È morto Hans Kung. E’ stato un grande studioso, dotato di un’intelligenza straordinaria e depositario di una cultura teologica e filosofica enciclopedica.
Con il monumentale “Dio esiste?”, aveva introdotto un dialogo intenso, appassionato e rispettoso, con la Cultura contemporanea, procedendo dalla svolta antropocentrica della filosofia e guardando con critica simpatia alle potenzialità e alle sofferenze della modernità. In quel tempo era un procedimento antitetico a quello portato avanti a livello magisteriale da Giovanni Paolo II e dalla Congregazione per la Dottrina della fede – di lì a poco guidata dall’allora cardinale Josef Ratzinger – incentrato sulla riproposizione, in chiave personalista, dell’aristotelismo tomista.
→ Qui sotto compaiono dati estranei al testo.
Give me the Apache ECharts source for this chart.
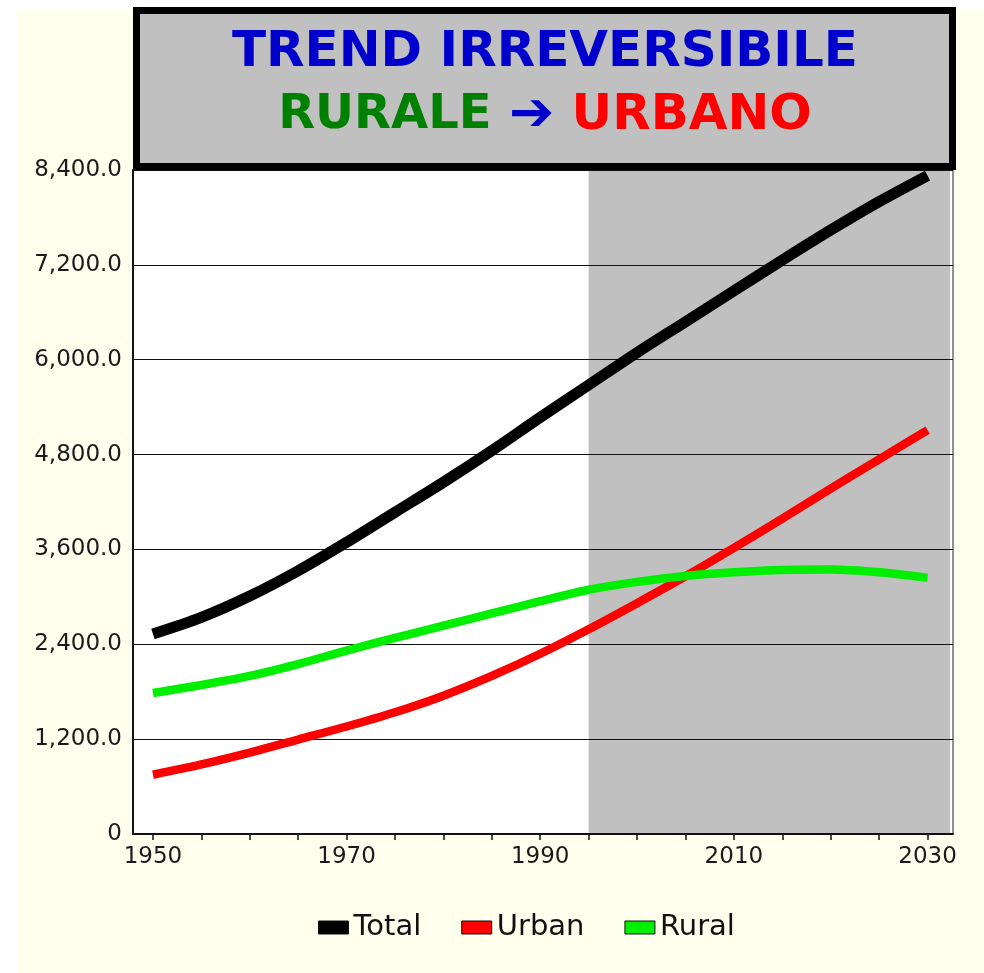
<!DOCTYPE html>
<html>
<head>
<meta charset="utf-8">
<title>Trend irreversibile: rurale → urbano</title>
<script src="https://cdn.jsdelivr.net/npm/echarts@6/dist/echarts.min.js"></script>
<style>
  html, body { margin: 0; padding: 0; background: #ffffff; }
  #paper { position: absolute; left: 18px; top: 10px; width: 966px; height: 963px; background: #ffffee; }
  #chart { position: absolute; left: 0; top: 0; width: 984px; height: 973px; }
</style>
</head>
<body>
<div id="paper"></div>
<div id="chart"></div>
<script>
// World population, millions (1950–2030, five-year steps)
const years = [1950, 1955, 1960, 1965, 1970, 1975, 1980, 1985, 1990, 1995, 2000, 2005, 2010, 2015, 2020, 2025, 2030];
const total = [2530, 2740, 3010, 3330, 3690, 4070, 4450, 4850, 5270, 5680, 6090, 6480, 6870, 7260, 7640, 8000, 8330];
const urban = [750, 880, 1030, 1195, 1360, 1540, 1750, 2000, 2280, 2590, 2920, 3260, 3620, 3990, 4370, 4740, 5110];
const rural = [1784, 1885, 2000, 2150, 2320, 2480, 2635, 2790, 2945, 3090, 3190, 3265, 3310, 3340, 3345, 3310, 3240];

const seriesNames = ['Total', 'Urban', 'Rural'];
const seriesColors = ['#000000', '#ff0000', '#00ee00'];
const seriesWidths = [11, 8.5, 8.5];

// projection period shaded from here to the end of the axis
const projectionStart = 1995;

const xTicks = [1950, 1955, 1960, 1965, 1970, 1975, 1980, 1985, 1990, 1995, 2000, 2005, 2010, 2015, 2020, 2025, 2030];
const xLabels = [1950, 1970, 1990, 2010, 2030];

const xMin = 1947.94, xMax = 2032.63;

const pairs = (vals) => years.map((y, i) => [y, vals[i]]);

const chart = echarts.init(document.getElementById('chart'), null, { renderer: 'canvas' });

const labelFont = 'DejaVu Sans';

const lineSeries = [total, urban, rural].map((vals, i) => ({
  name: seriesNames[i],
  type: 'line',
  data: pairs(vals),
  showSymbol: false,
  smooth: 0.3,
  z: 3,
  lineStyle: { color: seriesColors[i], width: seriesWidths[i], cap: 'butt', join: 'round' },
  itemStyle: { color: seriesColors[i] },
  emphasis: { disabled: true }
}));

// shaded projection band, kept under the grid lines
lineSeries.push({
  name: 'projection',
  type: 'line',
  data: [],
  z: 0,
  markArea: {
    silent: true,
    z: 0,
    itemStyle: { color: '#c0c0c0' },
    data: [[{ xAxis: projectionStart }, { xAxis: xMax - 0.3 }]]
  }
});

const option = {
  animation: false,
  grid: {
    left: 133, right: 31, top: 170, bottom: 139,
    show: true, backgroundColor: '#ffffff', borderColor: '#222222', borderWidth: 1
  },
  legend: {
    data: seriesNames,
    left: 313,
    top: 908,
    icon: 'rect',
    itemWidth: 30,
    itemHeight: 13,
    itemGap: 40,
    itemStyle: { borderColor: '#111111', borderWidth: 1 },
    textStyle: { fontFamily: labelFont, fontSize: 29, color: '#111111' }
  },
  xAxis: {
    type: 'value',
    min: xMin,
    max: xMax,
    z: 2,
    axisLine: { show: true, lineStyle: { color: '#111111', width: 2 } },
    axisTick: { show: true, customValues: xTicks, length: 6, lineStyle: { color: '#111111', width: 1.5 } },
    axisLabel: {
      customValues: xLabels,
      fontFamily: labelFont, fontSize: 23, color: '#1a1a1a', margin: 12,
      formatter: (v) => String(Math.round(v))
    },
    splitLine: { show: false }
  },
  yAxis: {
    type: 'value',
    min: 0,
    max: 8400,
    interval: 1200,
    z: 2,
    axisLine: { show: true, lineStyle: { color: '#111111', width: 2 } },
    axisTick: { show: false },
    axisLabel: {
      fontFamily: labelFont, fontSize: 23, color: '#1a1a1a', margin: 11,
      formatter: (v) => v === 0 ? '0' : v.toLocaleString('en-US', { minimumFractionDigits: 1, maximumFractionDigits: 1 })
    },
    splitLine: { show: true, lineStyle: { color: '#111111', width: 1.2 } }
  },
  series: lineSeries,
  graphic: [
    {
      type: 'rect',
      z: 100,
      shape: { x: 136.5, y: 10.5, width: 816, height: 156 },
      style: { fill: '#c0c0c0', stroke: '#000000', lineWidth: 7 }
    },
    {
      type: 'text',
      z: 101,
      x: 545, y: 53,
      style: {
        text: 'TREND IRREVERSIBILE',
        fill: '#0000cc',
        font: 'bold 50px "DejaVu Sans"',
        align: 'center',
        verticalAlign: 'middle'
      }
    },
    {
      type: 'text',
      z: 101,
      x: 545, y: 116,
      style: {
        text: '{g|RURALE} {b|➔} {r|URBANO}',
        font: 'bold 50px "DejaVu Sans"',
        align: 'center',
        verticalAlign: 'middle',
        rich: {
          g: { fill: '#008000', font: 'bold 48px "DejaVu Sans"' },
          b: { fill: '#0000cc', font: 'bold 54px "DejaVu Sans"' },
          r: { fill: '#ff0000', font: 'bold 50px "DejaVu Sans"' }
        }
      }
    }
  ]
};

chart.setOption(option);
</script>
</body>
</html>
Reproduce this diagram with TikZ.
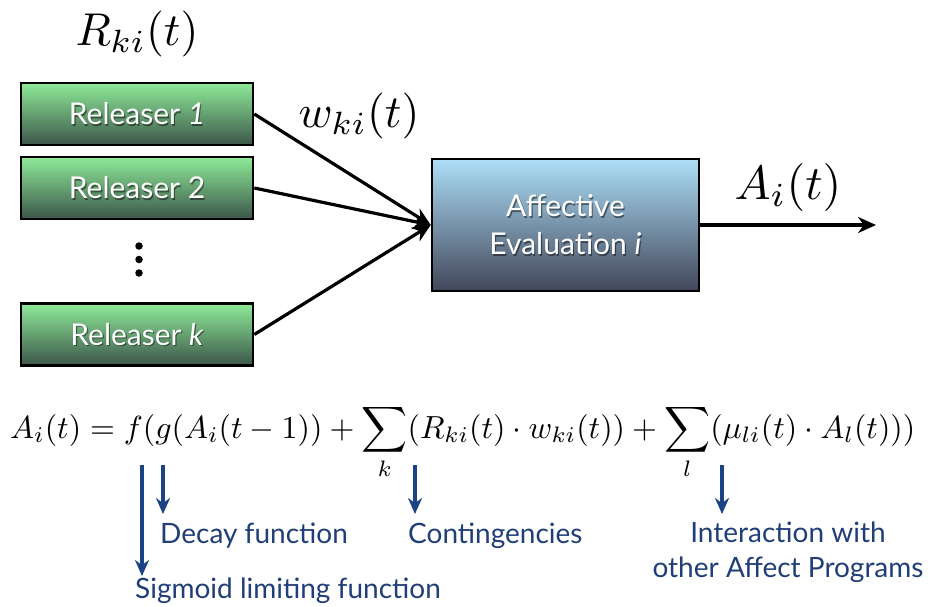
\documentclass[tikz,border=0pt]{standalone}
\usepackage[no-math]{fontspec}
\newfontfamily\lato{Lato}
\usetikzlibrary{arrows.meta}
\definecolor{gtop}{RGB}{142,234,152}
\definecolor{gbot}{RGB}{60,86,74}
\definecolor{btop}{RGB}{172,223,247}
\definecolor{bbot}{RGB}{66,70,90}
\definecolor{navy}{RGB}{32,62,120}
\definecolor{barrow}{RGB}{28,68,132}
\begin{document}
\begin{tikzpicture}[x=1pt,y=-1pt,
  relbox/.style={draw=black,line width=2.6pt,top color=gtop,bottom color=gbot,minimum width=232pt,minimum height=62pt,inner sep=0pt},
  evbox/.style={draw=black,line width=2.6pt,top color=btop,bottom color=bbot,minimum width=267pt,minimum height=132pt,inner sep=0pt},
  boxtxt/.style={text=white,font=\lato\fontsize{30}{38}\selectfont,align=center,inner sep=0pt},
  boxshd/.style={text=black,text opacity=0.45,font=\lato\fontsize{30}{38}\selectfont,align=center,inner sep=0pt},
  mathlab/.style={inner sep=0pt},
  dotmark/.style={circle,fill=black,inner sep=0pt,minimum size=7.5pt},
  arr/.style={line width=3.2pt,-{Stealth[length=18pt,width=16pt]}},
  barr/.style={draw=barrow,line width=3.4pt,-{Stealth[length=16pt,width=14pt]}},
  note/.style={text=navy,font=\lato\fontsize{28}{35}\selectfont,inner sep=0pt,align=center}
]
\useasboundingbox (0,0) rectangle (931,607);
% boxes
\node[relbox] (r1) at (137,114) {};
\node[relbox] (r2) at (137,188) {};
\node[relbox] (rk) at (137,334.5) {};
\node[evbox] (ev) at (565.5,225) {};
% box texts with shadow
\node[boxshd] (r1s) at ([shift={(1.2,1.2)}]r1.center) {Releaser \textit{1}};
\node[boxtxt] (r1t) at (r1.center) {Releaser \textit{1}};
\node[boxshd] (r2s) at ([shift={(1.2,1.2)}]r2.center) {Releaser 2};
\node[boxtxt] (r2t) at (r2.center) {Releaser 2};
\node[boxshd] (rks) at ([shift={(1.2,1.2)}]rk.center) {Releaser \textit{k}};
\node[boxtxt] (rkt) at (rk.center) {Releaser \textit{k}};
\node[boxshd] (evs) at ([shift={(1.2,1.2)}]ev.center) {Affective\\Evaluation \textit{i}};
\node[boxtxt] (evt) at (ev.center) {Affective\\Evaluation \textit{i}};
% dots
\node[dotmark] (d1) at (139,246) {};
\node[dotmark] (d2) at (139,259.5) {};
\node[dotmark] (d3) at (139,273) {};
% labels
\node[mathlab] (Rlab) at (137,34) {\scalebox{4.6}{$R_{ki}(t)$}};
\node[mathlab] (wlab) at (359,116) {\scalebox{4.6}{$w_{ki}(t)$}};
\node[mathlab] (Alab) at (788,187) {\scalebox{4.8}{$A_i(t)$}};
% connectors
\coordinate (out) at (876,225);
\draw[arr] (r1.east) -- (ev.west);
\draw[arr] (r2.east) -- (ev.west);
\draw[arr] (rk.east) -- (ev.west);
\draw[arr] (ev.east) -- (out);
% equation
\node[inner sep=0pt,anchor=base west] (eq) at (10,438) {\resizebox{905pt}{!}{$\displaystyle A_i(t) = f(g(A_i(t-1)) + \sum_k (R_{ki}(t)\cdot w_{ki}(t)) + \sum_l (\mu_{li}(t)\cdot A_l(t)))$}};
% annotation texts
\node[note,anchor=base west] (sig) at (135,598) {Sigmoid limiting function};
\node[note,anchor=base west] (dec) at (160,543) {Decay function};
\node[note,anchor=base west] (con) at (408,543) {Contingencies};
\node[note,anchor=base] (int) at (788,577) {Interaction with\\other Affect Programs};
% annotation arrows
\coordinate (s1) at (142,465);
\coordinate (s2) at (163,465);
\coordinate (s3) at (415,465);
\coordinate (s4) at (722,465);
\draw[barr] (s1) -- (s1 |- 0,576);
\draw[barr] (s2) -- (s2 |- 0,514);
\draw[barr] (s3) -- (s3 |- 0,514);
\draw[barr] (s4) -- (s4 |- 0,514);
\end{tikzpicture}
\end{document}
In “Infallibile? Una domanda”, Kung aveva richiamato la necessità di superare il dogma del Concilio Vaticano I (1870), riproponendo un’ecclesiologia più fedele alla parola della Scrittura e all’esempio del Maestro. Su questa indispensabile via di autoriforma si pone anche “Essere cristiani”, un vero e proprio manifesto dell’ecumenismo, basato certamente sul dettato conciliare, ma anche proiettato molto più in là, verso una “confederazione di chiese”, unite nella fedeltà al Fondatore e rispettose delle loro diversità storiche e culturali.
La sua riflessione si è ampliata ulteriormente con “Cristianesimo e Religioni universali”, testo a causa del quale fu ingiustamente accusato di sincretismo, uno dei tanti rilievi a lui mossi dall’ex Sant’Uffizio, accompagnati da dolorose e persecutorie sanzioni, giunte fino al ritiro della qualifica di teologo “cattolico”. In realtà in quel libro non faceva altro che sviluppare i temi contenuti nella Dichiarazione del Vaticano II “Nostra aetate”, dove è richiamato il riferimento divino come unica origine e unico destino di ogni essere vivente, in un’ottica di condivisione e collaborazione nella costruzione della pace.
Lo stesso tema, in tempi più recenti, lo si trova in “Perché un’etica mondiale. Religione ed etica in tempi di globalizzazione”. E’ una vera e propria sintesi, una specie di testamento intellettuale e spirituale. In un momento decisivo per le sorti del Mondo, con le potenzialità di sopravvivenza o distruzione nelle mani dell’essere umano, diventa indispensabile e decisivo trovare una nuova sintesi morale per quanto possibile condivisa, sulla quale innalzare nuove relazioni tra persone e popoli nell’epoca della globalizzazione delle relazioni.
Oltre a un indomito coraggio e alla permanente dignità nel percorrere senza esitazioni la strada indicata dalla coscienza, anche a costo di grandi sacrifici, Hans Kung ha sempre testimoniato un forte fascino per la bellezza dell’arte e della natura. In questo senso è davvero imperdibile “Maestri di umanità. Teologia e letteratura”, uno straordinario saggio sulla figura e l’opera di Thomas Mann, Hermann Hesse e Heinrich Boll.
Forse nei giorni della cattolicità guidata da Francesco, i temi proposti possono sembrare un po’ datati, al massimo profetici rispetto a una sensibilità ormai consolidata. Non è così, anzi. Forse i circoli teologici e filosofici che fanno riferimento a papa Bergoglio dovrebbero imp0arare da Hans Kung una grande lezione. Non esiste una vera pastorale senza una profonda radice teologica, la visione della Chiesa non si modifica (soltanto) attraverso gesti simpatici e coinvolgenti, bensì grazie alla radicalità di un pensiero sistematico e critico, incurante del consenso momentaneo e capace di guardare al futuro, al di là di sé.
Hans Kung mancherà molto, alle chiese e alle religioni, ma soprattutto all’intera umanità.